February 20, 2018
THE TWO WORDS THAT SPELL DONALD TRUMP’S INCOMPETENCE
NOT “YOU’RE FIRED”, BUT “YOU’RE HIRED”
Quick: What is the most important thing the following people have in common?
- Michael Flynn
- Reince Priebus
- Steve Bannon
- Omarosa Manigault
- Tom Price
Yes, they and many more like them were all fired or forced to resign. But that’s not the most important thing, not the most revealing thing they share.
The correct answer: They were all hired by Donald Trump. They were all people that Trump believed would help him carry out whatever mission he believes himself to be pursuing.

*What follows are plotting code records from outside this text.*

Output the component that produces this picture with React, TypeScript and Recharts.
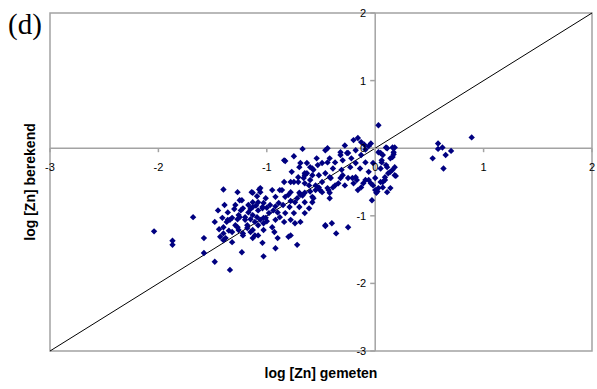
import { ScatterChart, Scatter, XAxis, YAxis, ReferenceLine, ReferenceArea } from 'recharts';

// log [Zn] gemeten (x) vs log [Zn] berekend (y)
const axisTicks = [-3, -2, -1, 0, 1, 2];
const axisMin = -3;
const axisMax = 2;

const outliers: [number, number][] = [
  [-2.04, -1.23], [-1.87, -1.37], [-1.87, -1.43], [-1.68, -1.02], [-1.58, -1.33], [-1.58, -1.55],
  [-1.48, -1.68], [-1.34, -1.8], [-1.23, -1.54], [-1.03, -1.6], [-0.92, -1.48], [-0.78, -1.29],
  [-0.72, -1.43], [-0.46, -1.15], [-0.4, -1.11], [-0.36, -1.26], [-0.25, -1.17], [-0.42, -0.74],
  [-0.03, -0.77], [0.02, -0.64], [0.03, 0.34], [0.18, 0.01], [0.17, -0.09], [0.16, -0.13],
  [0.14, -0.35], [0.19, -0.41], [0.53, -0.15], [0.58, -0.01], [0.58, 0.07], [0.62, 0.01],
  [0.65, -0.1], [0.7, -0.04], [0.63, -0.3], [0.89, 0.16],
];

const leftCluster: [number, number][] = [
  [-1.48, -1.09], [-1.4, -1.36], [-1.43, -1.31], [-1.32, -1.39], [-1.32, -1.24], [-1.38, -1.33],
  [-1.4, -0.61], [-1.27, -0.65], [-1.14, -0.65], [-1.07, -0.61], [-1.09, -0.71], [-1.25, -0.77],
  [-1.39, -0.84], [-1.45, -0.92], [-1.36, -0.95], [-1.29, -0.84], [-1.22, -0.89], [-1.17, -0.84],
  [-1.13, -0.87], [-1.08, -0.8], [-1.04, -0.89], [-1.41, -1.03], [-1.37, -1.09], [-1.32, -1.03],
  [-1.26, -0.99], [-1.2, -1.02], [-1.13, -0.99], [-1.09, -1.02], [-1.26, -1.21], [-1.18, -1.18],
  [-1.13, -1.21], [-1.08, -1.14], [-1.13, -1.33], [-1.22, -1.26], [-1.29, -1.14], [-1.4, -1.17],
  [-1.03, -1.03], [-1.36, -1.06], [-1.06, -0.59], [-1.13, -0.66], [-1.23, -0.77], [-1.13, -0.8],
  [-1.03, -0.81], [-1.25, -1.02], [-1.17, -0.95], [-1.08, -0.92], [-1.18, -1.14], [-1.11, -1.09],
  [-1.03, -1.11], [-1.11, -1.29], [-1.03, -1.21], [-1.06, -0.65], [-1.3, -0.9], [-1.24, -0.92],
  [-1.15, -0.9], [-1.1, -0.85], [-1.0, -0.88], [-1.34, -1.06], [-1.27, -1.05], [-1.2, -1.06],
  [-1.15, -1.05], [-1.06, -1.06], [-1.0, -1.08], [-1.44, -1.2], [-1.4, -1.26], [-1.35, -1.22],
  [-1.27, -1.17], [-1.22, -1.29], [-1.15, -1.24], [-1.08, -1.29], [-1.04, -1.4],
];

const midCluster: [number, number][] = [
  [-0.84, -0.18], [-0.7, -0.28], [-0.63, -0.22], [-0.58, -0.3], [-0.44, -0.21], [-0.77, -0.35],
  [-0.65, -0.4], [-0.58, -0.4], [-0.52, -0.4], [-0.46, -0.37], [-0.42, -0.43], [-0.84, -0.5],
  [-0.75, -0.5], [-0.65, -0.52], [-0.61, -0.55], [-0.49, -0.5], [-0.44, -0.59], [-0.55, -0.55],
  [-0.95, -0.62], [-0.86, -0.62], [-0.78, -0.65], [-0.7, -0.66], [-0.65, -0.66], [-0.58, -0.72],
  [-0.49, -0.65], [-0.42, -0.66], [-1.01, -0.74], [-0.92, -0.72], [-0.83, -0.72], [-0.74, -0.8],
  [-0.65, -0.8], [-0.58, -0.8], [-1.04, -0.87], [-0.97, -0.84], [-0.89, -0.81], [-0.79, -0.87],
  [-0.7, -0.87], [-0.61, -0.89], [-0.98, -0.96], [-0.9, -0.95], [-0.83, -0.96], [-0.75, -0.96],
  [-0.65, -0.96], [-1.01, -1.03], [-0.92, -1.06], [-0.84, -1.09], [-0.78, -1.06], [-0.69, -1.09],
  [-0.95, -1.17], [-0.74, -1.11], [-0.46, -1.14], [-0.93, -1.24], [-0.71, -0.43], [-0.65, -0.37],
  [-0.6, -0.47], [-0.8, -0.69], [-0.69, -0.69], [-0.94, -0.92], [-0.88, -1.02], [-0.67, -0.01],
  [-0.75, -0.12], [-0.83, -0.19], [-0.49, -0.22], [-0.69, -0.22], [-0.6, -0.28], [-0.63, -0.37],
  [-0.71, -0.5], [-0.66, -0.44], [-0.78, -0.5], [-0.88, -0.62], [-0.92, -0.86], [-0.85, -0.84],
  [-0.78, -0.78], [-0.72, -0.74], [-0.67, -0.7], [-0.6, -0.64], [-0.55, -0.62], [-0.52, -0.58],
  [-0.9, -1.33], [-0.8, -1.31],
];

const rightCluster: [number, number][] = [
  [-0.2, 0.12], [-0.16, 0.15], [-0.13, 0.09], [-0.04, 0.07], [-0.32, -0.06], [-0.25, -0.07],
  [-0.18, -0.03], [-0.13, -0.1], [0.03, -0.06], [0.1, 0.01], [0.17, -0.06], [0.07, -0.1],
  [0.14, -0.15], [-0.42, -0.15], [-0.37, -0.21], [-0.3, -0.18], [-0.22, -0.15], [-0.18, -0.22],
  [-0.09, -0.21], [0.06, -0.18], [0.1, -0.25], [-0.39, -0.3], [-0.31, -0.32], [-0.23, -0.28],
  [-0.14, -0.3], [-0.06, -0.35], [0.05, -0.3], [0.12, -0.37], [0.18, -0.4], [-0.41, -0.44],
  [-0.32, -0.44], [-0.25, -0.44], [-0.18, -0.43], [-0.09, -0.47], [0.0, -0.44], [0.09, -0.47],
  [-0.37, -0.55], [-0.28, -0.55], [-0.2, -0.52], [-0.13, -0.58], [-0.04, -0.52], [0.03, -0.59],
  [0.14, -0.59], [0.01, -0.66], [-0.16, -0.62], [-0.46, -0.03], [-0.54, -0.15], [-0.53, -0.25],
  [-0.57, -0.32], [-0.51, -0.62], [-0.57, -0.74], [0.07, -0.5], [0.11, -0.65], [0.18, -0.28],
  [-0.44, 0.0], [-0.02, -0.22], [0.06, -0.21], [0.11, -0.28], [0.16, -0.32], [0.05, -0.07],
  [0.11, 0.0], [0.16, 0.01], [-0.3, -0.4], [-0.21, -0.44], [-0.17, -0.47], [-0.11, -0.52],
  [-0.06, -0.47], [-0.02, -0.55], [0.0, -0.62], [-0.39, -0.58], [-0.34, -0.52], [-0.43, -0.62],
  [0.05, -0.5], [0.09, -0.43], [0.07, -0.58], [-0.26, -0.07], [-0.32, -0.1], [-0.09, -0.02],
  [-0.06, 0.03], [-0.1, 0.05], [-0.28, 0.04],
];

const points = [...outliers, ...leftCluster, ...midCluster, ...rightCluster].map(([x, y]) => ({ x, y }));

const W = 597;
const H = 389;
const margin = { top: 13, right: 5, bottom: 0, left: 0 };
const yAxisWidth = 50;
const xAxisHeight = 38;
const plotLeft = margin.left + yAxisWidth;
const plotWidth = W - plotLeft - margin.right;
const plotHeight = H - margin.top - margin.bottom - xAxisHeight;
const zeroX = plotLeft + (plotWidth * (0 - axisMin)) / (axisMax - axisMin);
const zeroY = margin.top + (plotHeight * (axisMax - 0)) / (axisMax - axisMin);

const axisGray = '#a3a3a3';
const font = '"Liberation Sans", Arial, sans-serif';

function XTick(props: any) {
  const { x, payload } = props;
  return (
    <g>
      <line x1={x} x2={x} y1={zeroY} y2={zeroY + 4} stroke={axisGray} strokeWidth={1.5} />
      <text x={x} y={zeroY + 23} textAnchor="middle" fontSize={11} fontFamily={font} fill="#000">
        {payload.value}
      </text>
    </g>
  );
}

function YTick(props: any) {
  const { y, payload } = props;
  return (
    <g>
      <line x1={zeroX - 5} x2={zeroX} y1={y} y2={y} stroke={axisGray} strokeWidth={1.5} />
      <text x={zeroX - 9} y={y + 4} textAnchor="end" fontSize={11} fontFamily={font} fill="#000">
        {payload.value}
      </text>
    </g>
  );
}

function Diamond(props: any) {
  const { cx, cy } = props;
  const r = 3.2;
  return <path d={`M${cx},${cy - r}L${cx + r},${cy}L${cx},${cy + r}L${cx - r},${cy}Z`} fill="#000080" />;
}

export default function App() {
  return (
    <div style={{ position: 'absolute', left: 0, top: 0, width: W, height: H, background: '#fff' }}>
      <div
        style={{
          position: 'absolute',
          left: 8,
          top: 10,
          fontFamily: '"Liberation Serif", "Times New Roman", serif',
          fontSize: 29,
          lineHeight: '29px',
          color: '#000',
        }}
      >
        (d)
      </div>
      <ScatterChart width={W} height={H} margin={margin}>
        <XAxis
          type="number"
          dataKey="x"
          domain={[axisMin, axisMax]}
          ticks={axisTicks}
          allowDataOverflow
          height={xAxisHeight}
          axisLine={false}
          tickLine={false}
          tick={<XTick />}
          label={{
            value: 'log [Zn] gemeten',
            position: 'insideBottom',
            offset: 11,
            style: { fontFamily: font, fontSize: 14, fontWeight: 'bold', fill: '#000' },
          }}
        />
        <YAxis
          type="number"
          dataKey="y"
          domain={[axisMin, axisMax]}
          ticks={axisTicks}
          allowDataOverflow
          width={yAxisWidth}
          axisLine={false}
          tickLine={false}
          tick={<YTick />}
          label={{
            value: 'log [Zn] berekend',
            position: 'insideLeft',
            angle: -90,
            offset: 30,
            style: { fontFamily: font, fontSize: 14, fontWeight: 'bold', fill: '#000', textAnchor: 'middle' },
          }}
        />
        <ReferenceArea x1={axisMin} x2={axisMax} y1={axisMin} y2={axisMax} fill="none" stroke={axisGray} strokeWidth={1.5} />
        <ReferenceLine y={0} stroke={axisGray} strokeWidth={1.5} />
        <ReferenceLine x={0} stroke={axisGray} strokeWidth={1.5} />
        <Scatter data={points} shape={<Diamond />} isAnimationActive={false} />
        <ReferenceLine
          segment={[
            { x: axisMin, y: axisMin },
            { x: axisMax, y: axisMax },
          ]}
          stroke="#000"
          strokeWidth={1}
        />
      </ScatterChart>
    </div>
  );
}
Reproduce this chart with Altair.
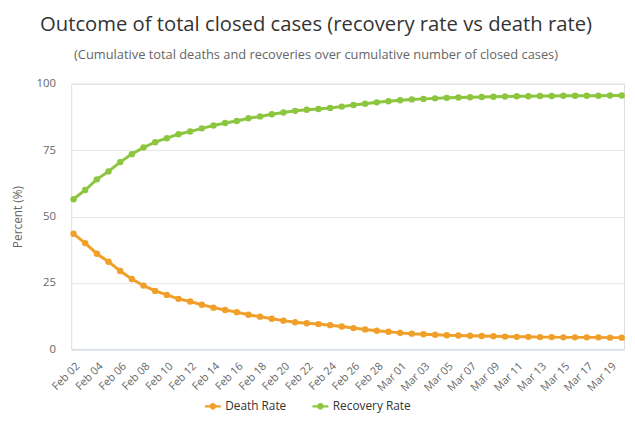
import altair as alt
import pandas as pd

dates = [
    "Feb 02", "Feb 03", "Feb 04", "Feb 05", "Feb 06", "Feb 07", "Feb 08", "Feb 09",
    "Feb 10", "Feb 11", "Feb 12", "Feb 13", "Feb 14", "Feb 15", "Feb 16", "Feb 17",
    "Feb 18", "Feb 19", "Feb 20", "Feb 21", "Feb 22", "Feb 23", "Feb 24", "Feb 25",
    "Feb 26", "Feb 27", "Feb 28", "Feb 29", "Mar 01", "Mar 02", "Mar 03", "Mar 04",
    "Mar 05", "Mar 06", "Mar 07", "Mar 08", "Mar 09", "Mar 10", "Mar 11", "Mar 12",
    "Mar 13", "Mar 14", "Mar 15", "Mar 16", "Mar 17", "Mar 18", "Mar 19", "Mar 20",
]

death_rate = [
    43.5, 40.0, 36.0, 33.0, 29.5, 26.5, 24.0, 22.0,
    20.5, 19.0, 18.0, 16.8, 15.7, 14.8, 14.0, 13.0,
    12.3, 11.5, 10.8, 10.2, 9.8, 9.5, 9.1, 8.6,
    8.0, 7.5, 7.0, 6.6, 6.2, 5.9, 5.7, 5.5,
    5.3, 5.2, 5.1, 5.0, 4.9, 4.8, 4.7, 4.7,
    4.6, 4.6, 4.5, 4.5, 4.5, 4.5, 4.4, 4.4,
]

recovery_rate = [
    56.5, 60.0, 64.0, 67.0, 70.5, 73.5, 76.0, 78.0,
    79.5, 81.0, 82.0, 83.2, 84.3, 85.2, 86.0, 87.0,
    87.7, 88.5, 89.2, 89.8, 90.2, 90.5, 90.9, 91.4,
    92.0, 92.5, 93.0, 93.4, 93.8, 94.1, 94.3, 94.5,
    94.7, 94.8, 94.9, 95.0, 95.1, 95.2, 95.3, 95.3,
    95.4, 95.4, 95.5, 95.5, 95.5, 95.5, 95.6, 95.6,
]

series_names = ["Death Rate", "Recovery Rate"]
series_colors = ["#F0A02A", "#8CC63F"]
y_ticks = [0, 25, 50, 75, 100]
x_tick_labels = dates[::2]

rows = []
for d, v in zip(dates, death_rate):
    rows.append({"date": d, "series": series_names[0], "value": v})
for d, v in zip(dates, recovery_rate):
    rows.append({"date": d, "series": series_names[1], "value": v})
df = pd.DataFrame(rows)

legend_symbol = (
    "M -1 -0.14 L 1 -0.14 L 1 0.14 L -1 0.14 Z "
    "M 0.42 0 A 0.42 0.42 0 1 1 -0.42 0 A 0.42 0.42 0 1 1 0.42 0 Z"
)

color = alt.Color(
    "series:N",
    scale=alt.Scale(domain=series_names, range=series_colors),
    legend=alt.Legend(
        title=None,
        orient="none",
        direction="horizontal",
        legendX=135,
        legendY=318,
        symbolType=legend_symbol,
        symbolSize=260,
        symbolStrokeWidth=0,
        labelFont="Open Sans",
        labelFontSize=12,
        labelColor="#333333",
        columnPadding=26,
    ),
)

x = alt.X(
    "date:N",
    sort=dates,
    scale=alt.Scale(type="point", padding=0.2),
    axis=alt.Axis(
        title=None,
        values=x_tick_labels,
        labelAngle=-45,
        labelFont="Open Sans",
        labelFontSize=11,
        labelColor="#666666",
        ticks=False,
        grid=False,
        domainColor="#ccd6eb",
        labelPadding=11,
    ),
)

y = alt.Y(
    "value:Q",
    scale=alt.Scale(domain=[0, 100], nice=False),
    axis=alt.Axis(
        title="Percent (%)",
        values=y_ticks,
        titleFont="Open Sans",
        titleFontSize=12,
        titleFontWeight="normal",
        titleColor="#666666",
        titlePadding=12,
        labelFont="Open Sans",
        labelFontSize=11.5,
        labelColor="#666666",
        labelPadding=16,
        ticks=False,
        domain=False,
        gridColor="#e6e6e6",
    ),
)

base = alt.Chart(df).encode(x=x, y=y, color=color)
lines = base.mark_line(strokeWidth=3)
points = base.mark_point(filled=True, size=42, opacity=1)

chart = (
    alt.layer(lines, points)
    .properties(
        width=560,
        height=269,
        autosize=alt.AutoSizeParams(type="none"),
        padding={"left": 64, "top": 74, "right": 3, "bottom": 80},
        title=alt.TitleParams(
            text="Outcome of total closed cases (recovery rate vs death rate)",
            subtitle="(Cumulative total deaths and recoveries over cumulative number of closed cases)",
            font="Open Sans",
            fontSize=20.5,
            fontWeight="normal",
            color="#333333",
            subtitleFont="Open Sans",
            subtitleFontSize=13,
            subtitleColor="#666666",
            subtitlePadding=14,
            anchor="middle",
            dx=-32,
            offset=16,
        ),
    )
    .configure_view(stroke=None)
    .configure(background="white")
)

chart.save("out.html", embed_options={"renderer": "svg", "actions": False})
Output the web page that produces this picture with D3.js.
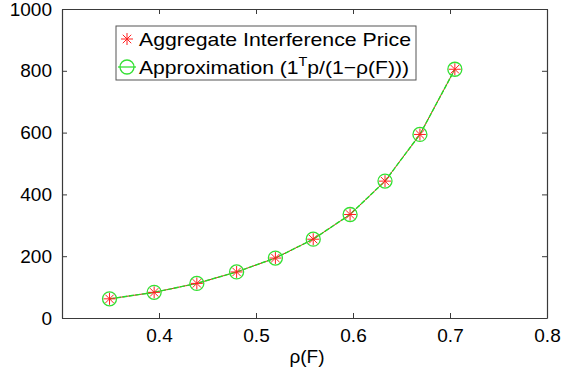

But in less than a year—in some cases much less—all of them and dozens more turned out to have been disastrously ill-chosen, judged not by Trump critics and opponents, but by Trump’s own lights. And even the most extensive lists don’t really tell the tale. They don’t include the walking dead: people like Secretary of State Rex Tillerson and Attorney General Jeff Sessions, whom Trump wishes would just go away. And it does include alleged spousal batterers Rob Porter and David Sorensen, whom Trump hired and then fired (through John Kelly, the chief of staff whom Trump brought in to replace the fired Priebus but may soon be cashiered himself) but now bizarrely seems to think were dismissed without due process–which he himself, as their employer, could have easily have afforded them.
It’s an astonishing performance for someone best previously known for judging talent, someone elected in large part based on his success in business.
Of course, we all know that both those premises were delusional. Trump was no business genius. Quite the contrary. He doubtless went into the casino business under the assumption that any business whose customers know that they will almost all lose their money almost all the time must be governed by the axiom that a fool and his money are soon parted. The axiom holds true; but the gamblers at Trump casinos were not the only fools in the transaction, and Trump was forced into bankruptcy—four times.*
In fact, the New York Times has reported, “Mr. Trump’s casino business was a protracted failure. Though he now says his casinos were overtaken by the same tidal wave that eventually slammed this seaside city’s gambling industry, in reality he was failing in Atlantic City long before Atlantic City itself was failing.”
The myth of Trump’s business acumen, especially in picking employees, was further inflated by his involvement in the long running “Apprentice” and “Celebrity Apprentice” reality shows. But of course the Apprentice shows did not require Trump to serve as an actual executive, hiring and firing. He wasn’t an executive—he just played one on TV. According to one contestant, Trump didn’t even decide whom to fire each week. “The show’s producers from NBC made those calls,” singer Clay Aiken, who competed on both Celebrity Apprentice and American Idol, told the Washington Post, “giving Trump instructions through a teleprompter on his desk that looked like a phone.”
In truth, Trump achieved business success and wealth, not by starting and running enterprises, but by fronting and licensing his name to businesses run by other, more capable, people. (Perhaps he could even have been a modestly successful president had he followed that business model in the White House.)
How many customers and viewers believed that Trump was actually running Trump University or that he was really hiring and firing on Celebrity Apprentice? It’s impossible to know. But maybe at least one person believed the myth of Trump the successful businessman: Trump himself. And maybe that contributed to his effrontery in undertaking the colossally bigger challenge of the presidency.